Yamaguchi, Aritomo, Mimura, Naoki, Shirai, Masayuki, Sato, Osamu
ACS sustainable chemistry & engineering 2019 v.7 no.12 pp. 10445-10451
acids, aromatic compounds, bagasse, biomass, carbon dioxide, catalysts, cellulose, chemical bases, filtration, hemicellulose, hydrogen, lignin, lignocellulose, photosynthesis, platinum, solvents, sorbitol, xylitol
Efficient utilization of all three components of lignocellulose—cellulose, hemicellulose, and lignin—impels efficient utilization of carbon dioxide fixed by photosynthesis. Conversion of all three of these polymeric components of lignocellulosic biomass into the corresponding monomeric chemicals was investigated using reusable solid catalysts in water without organic solvents, acids, or bases.
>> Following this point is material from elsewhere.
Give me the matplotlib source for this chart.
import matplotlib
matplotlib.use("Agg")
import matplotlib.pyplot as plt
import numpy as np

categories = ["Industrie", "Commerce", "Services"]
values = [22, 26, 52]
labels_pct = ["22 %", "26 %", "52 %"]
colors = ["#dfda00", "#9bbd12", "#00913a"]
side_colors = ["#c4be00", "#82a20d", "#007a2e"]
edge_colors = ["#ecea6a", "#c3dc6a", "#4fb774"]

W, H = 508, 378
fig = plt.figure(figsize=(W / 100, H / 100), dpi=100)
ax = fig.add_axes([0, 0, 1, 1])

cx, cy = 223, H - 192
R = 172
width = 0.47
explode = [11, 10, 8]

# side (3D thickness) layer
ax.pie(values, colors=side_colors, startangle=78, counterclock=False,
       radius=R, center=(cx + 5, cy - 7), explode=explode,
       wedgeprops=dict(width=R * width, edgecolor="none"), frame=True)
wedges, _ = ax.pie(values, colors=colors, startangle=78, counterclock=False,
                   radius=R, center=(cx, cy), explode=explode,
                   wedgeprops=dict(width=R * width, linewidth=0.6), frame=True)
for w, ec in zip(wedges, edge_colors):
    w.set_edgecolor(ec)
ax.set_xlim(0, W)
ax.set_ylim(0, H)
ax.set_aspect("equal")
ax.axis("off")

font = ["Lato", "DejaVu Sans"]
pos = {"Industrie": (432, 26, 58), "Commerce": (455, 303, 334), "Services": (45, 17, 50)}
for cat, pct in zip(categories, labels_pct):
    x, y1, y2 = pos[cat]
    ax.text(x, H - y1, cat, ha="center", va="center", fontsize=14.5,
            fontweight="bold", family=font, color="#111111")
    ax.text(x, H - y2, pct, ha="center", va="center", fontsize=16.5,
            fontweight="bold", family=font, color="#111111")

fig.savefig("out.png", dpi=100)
Cellulose and hemicellulose were first converted into sugar alcohols such as sorbitol and xylitol using a carbon-supported platinum catalyst (Pt/C), H₂, and bagasse as a reactant at 463 K for 16 h. The sugar alcohol yield was 64%. The solid residue from this process, which was mainly lignin and Pt/C, was recovered by simple filtration. Lignin in the solid residue was then converted into aromatic products at 673 K for 1 h. The yield of monomeric aromatics was 40%. After this process, only Pt/C catalyst was recovered as a solid residue, and it retained its activity for the conversion of all three components of lignocellulosic biomass into the corresponding monomeric chemicals throughout four runs. The two-step conversion of bagasse using Pt/C was thereby shown to be a powerful technique for converting the cellulose, hemicellulose, and lignin in lignocellulosic biomass into useful chemicals.